En Cagliari, una de las ciudades menos afectadas del país, las pocas personas que todavía salen a hacer compras de alimentos o artículos de primera necesidad deben portar un documento emitido por el Ministerio de Interior y firmado por ellos mismos, de lo contrario podrían ser multados o detenidos por la Policía.
La gente esquiva hasta la mirada. Aun cuando se ha repetido que los niños pueden ser un vehículo eficaz y asintomático para la transmisión del virus es notable cómo se evita más a los viejos que a los jóvenes. Y los viejos se evitan a sí mismos.
Antes, la peste bubónica, la malaria, el cólera o la viruela esquilmaron ciudades enteras, pero es la guerra el referente más cercano para explicar el desconcierto y la consternación de estos días. Hasta los más jóvenes cuando te hacen una llamada terminan hablándote de la guerra y de aquellos episodios que evidentemente no vivieron.

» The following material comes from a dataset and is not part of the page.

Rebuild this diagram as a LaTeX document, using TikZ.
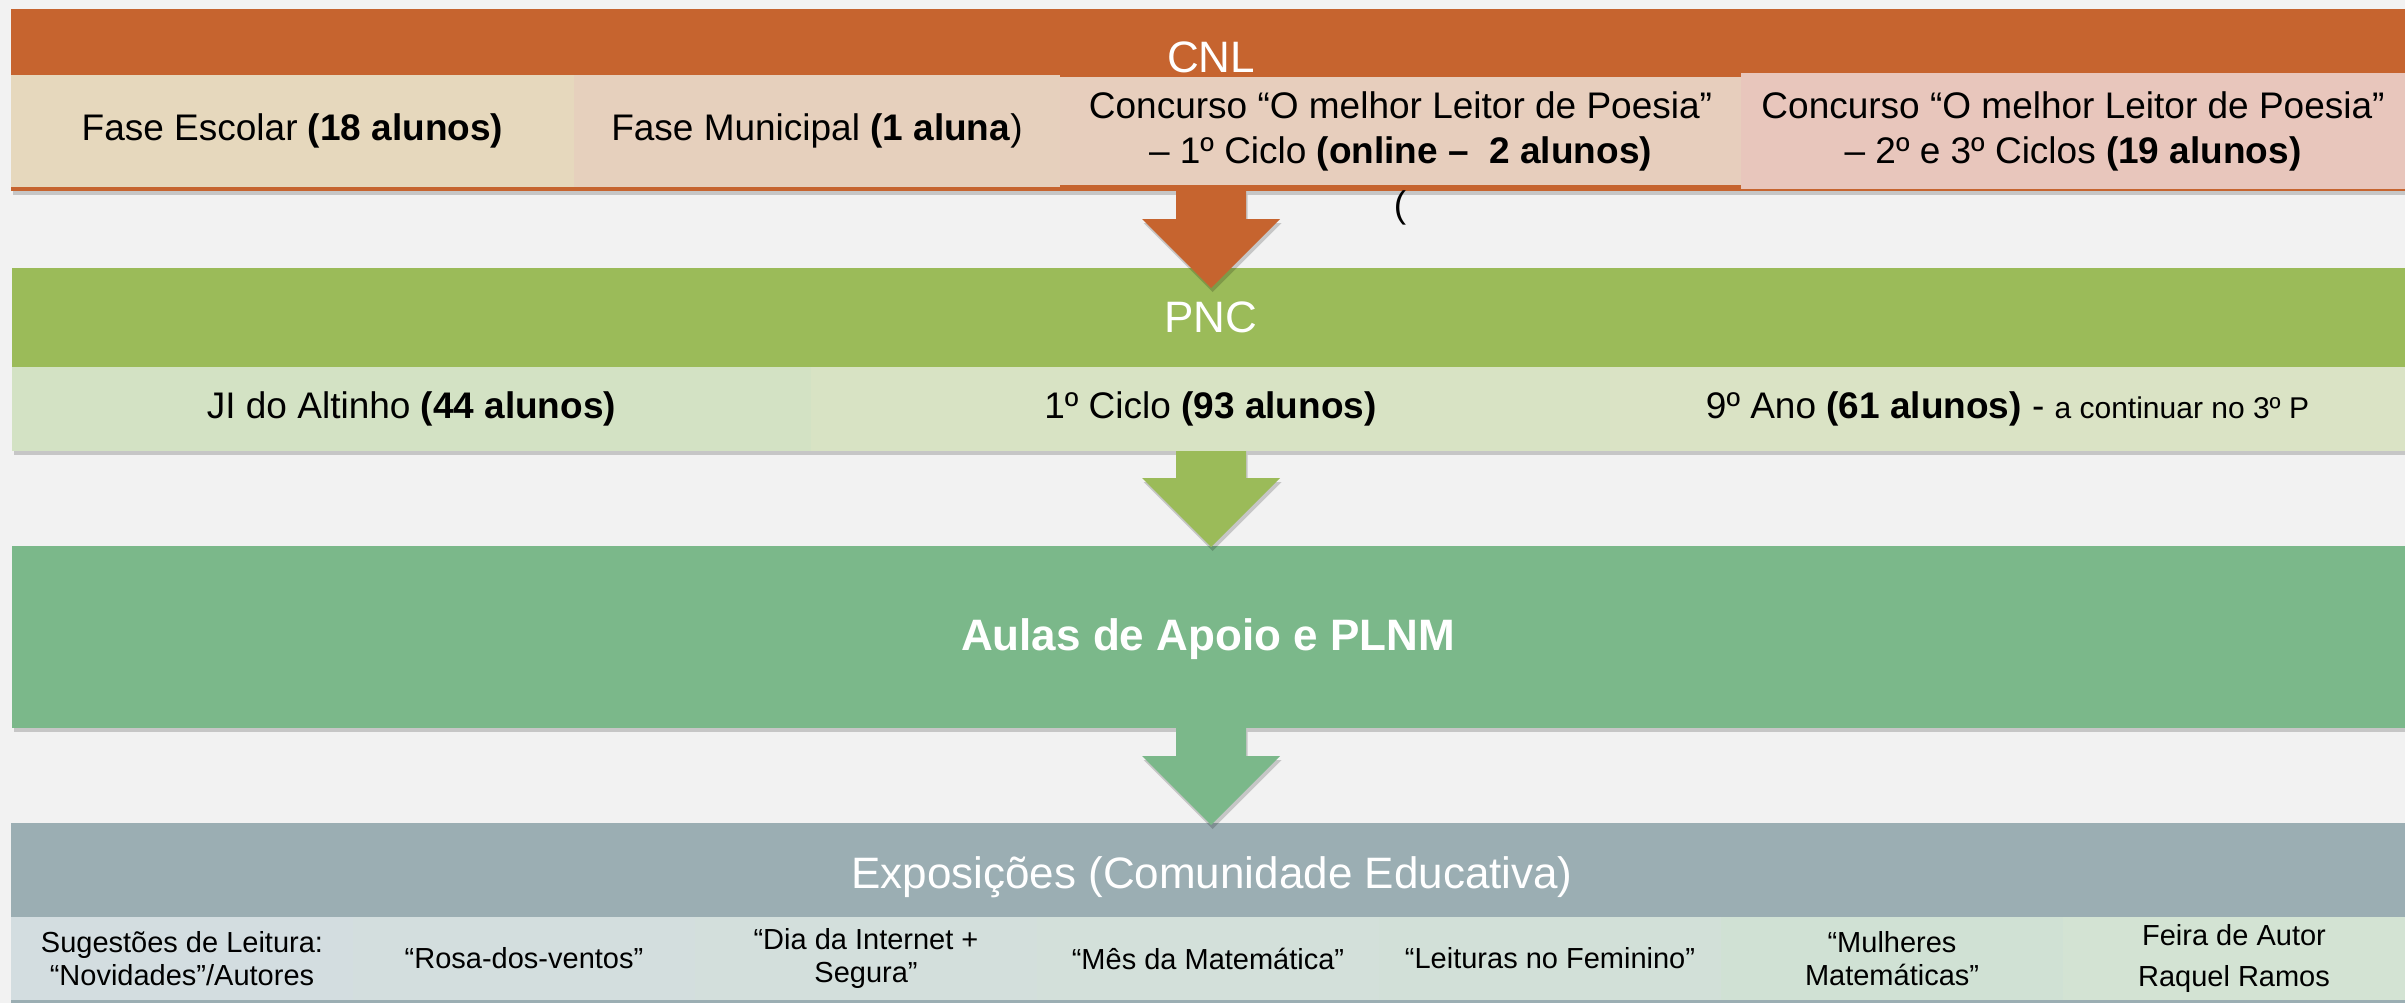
\documentclass[tikz,border=0pt]{standalone}
\usepackage{fontspec}
\setmainfont{Liberation Sans}
\usetikzlibrary{shadows,calc}
\definecolor{bg}{HTML}{F2F2F2}
\definecolor{orangeband}{HTML}{C6642F}
\definecolor{feC}{HTML}{E6D8BD}
\definecolor{fmC}{HTML}{E6D0BD}
\definecolor{cAC}{HTML}{E7CEBD}
\definecolor{cBC}{HTML}{E8C6BC}
\definecolor{greenband}{HTML}{9BBB59}
\definecolor{gAC}{HTML}{D3E2C4}
\definecolor{gBC}{HTML}{D8E3C4}
\definecolor{gCC}{HTML}{DAE3C5}
\definecolor{tealband}{HTML}{7BB88A}
\definecolor{greyband}{HTML}{9BAEB3}
\definecolor{eAC}{HTML}{D3DDE0}
\definecolor{eBC}{HTML}{D3DEDE}
\definecolor{eCC}{HTML}{D3DFDC}
\definecolor{eDC}{HTML}{D3E0DA}
\definecolor{eEC}{HTML}{D2E0D8}
\definecolor{eFC}{HTML}{D0E1D4}
\definecolor{eGC}{HTML}{D3E3D3}
\newcommand\hdrfnt{\fontsize{44}{52}\selectfont}
\newcommand\subfnt{\fontsize{37}{45}\selectfont}
\newcommand\botfnt{\fontsize{29}{33}\selectfont}
\newcommand\blockarrow[3]{\fill[#1, shadowed] let \p1=(#2), \p2=(#3) in
  (\x1-35pt,\y1) -- (\x1+35pt,\y1) -- (\x1+35pt,\y2+69pt) -- (\x1+69pt,\y2+69pt)
  -- (\x2,\y2) -- (\x1-69pt,\y2+69pt) -- (\x1-35pt,\y2+69pt) -- cycle;}
\begin{document}
\begin{tikzpicture}[x=1pt,y=-1pt,
  shadowed/.style={drop shadow={shadow xshift=1.5pt,shadow yshift=-4pt,opacity=0.18,fill=black}},
  band/.style={anchor=north west, inner sep=0pt, outer sep=0pt, shadowed},
  cell/.style={anchor=north west, inner sep=0pt, outer sep=0pt, align=center, text=black, font=\subfnt},
  bcell/.style={cell, font=\botfnt, minimum width=342, minimum height=83},
  hdr/.style={anchor=base, inner sep=0pt, text=white, font=\hdrfnt}]
\fill[bg] (0,0) rectangle (2405,1003);
% bands
\node[band, fill=orangeband, minimum width=2394, minimum height=182] (cnlband) at (11,9) {};
\node[band, fill=greenband, minimum width=2393, minimum height=183] (pncband) at (12,268) {};
\node[band, fill=tealband, minimum width=2393, minimum height=182] (aulasband) at (12,546) {};
\node[band, fill=greyband, minimum width=2394, minimum height=180] (expband) at (11,823) {};
% CNL row
\node[cell, fill=feC, minimum width=563, minimum height=112] (fe) at (11,75) {Fase Escolar \textbf{(18 alunos)}};
\node[cell, fill=fmC, minimum width=486, minimum height=112] (fm) at (574,75) {Fase Municipal \textbf{(1 aluna})};
\node[cell, fill=cAC, minimum width=681, minimum height=108] (ca) at (1060,77) {Concurso “O melhor Leitor de Poesia”\\– 1º Ciclo \textbf{(online –\ \ 2 alunos)}};
\node[cell, fill=cBC, minimum width=664, minimum height=116] (cb) at (1741,73) {Concurso “O melhor Leitor de Poesia”\\– 2º e 3º Ciclos \textbf{(19 alunos)}};
% PNC row
\node[cell, fill=gAC, minimum width=799, minimum height=84] (ji) at (12,367) {JI do Altinho \textbf{(44 alunos)}};
\node[cell, fill=gBC, minimum width=799, minimum height=84] (ciclo) at (811,367) {1º Ciclo \textbf{(93 alunos)}};
\node[cell, fill=gCC, minimum width=795, minimum height=84] (ano) at (1610,367) {9º Ano \textbf{(61 alunos)} - {\fontsize{30}{36}\selectfont a continuar no 3º P}};
% Exposicoes row
\node[bcell, fill=eAC] (e1) at (11,917) {Sugestões de Leitura:\\“Novidades”/Autores};
\node[bcell, fill=eBC] (e2) at (353,917) {“Rosa-dos-ventos”};
\node[bcell, fill=eCC] (e3) at (695,917) {“Dia da Internet +\\Segura”};
\node[bcell, fill=eDC] (e4) at (1037,917) {“Mês da Matemática”};
\node[bcell, fill=eEC] (e5) at (1379,917) {“Leituras no Feminino”};
\node[bcell, fill=eFC] (e6) at (1721,917) {“Mulheres\\Matemáticas”};
\node[bcell, fill=eGC, minimum width=342] (e7) at (2063,917) {Feira de Autor\\[8pt]Raquel Ramos};
% headers
\node[hdr] (cnl) at (1211,73) {CNL};
\node[hdr] (pnc) at (1211,332) {PNC};
\node[hdr, font=\hdrfnt\bfseries] (aulas) at (1208,650) {Aulas de Apoio e PLNM};
\node[hdr] (exp) at (1212,888) {Exposições (Comunidade Educativa)};
\node[anchor=base, inner sep=0pt, font=\subfnt] (paren) at (1400,217) {(};
% arrows
\coordinate (a1s) at (cnlband.south -| cnl);
\coordinate (a1e) at ($(pncband.north -| cnl)+(0,20)$);
\coordinate (a2s) at (pncband.south -| cnl);
\coordinate (a2e) at ($(aulasband.north -| cnl)+(0,1)$);
\coordinate (a3s) at (aulasband.south -| cnl);
\coordinate (a3e) at ($(expband.north -| cnl)+(0,2)$);
\blockarrow{orangeband}{a1s}{a1e}
\blockarrow{greenband}{a2s}{a2e}
\blockarrow{tealband}{a3s}{a3e}
\end{tikzpicture}
\end{document}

La gente también canta y cuelga banderas en sus balcones, y se repite que todo va estar bien. “La respuesta, inmunológica o de resistencia, será más efectiva si desterramos el miedo”, explicaba ayer un terapeuta en la televisión y no sé por qué todo me resultó más distópico aún.
Vuelve el altoparlante con las indicaciones de sobra conocidas. Yo termino el café y busco un poco de música cubana. No dejo de pensar en mi país.
Qué cosa tan linda, Migue. La leo a destiempo, en búsqueda de otro texto para una publicación de Cáritas. Me alegro haber encontrado tus letras y que me hayan sacado estas lágrimas. Un abrazo.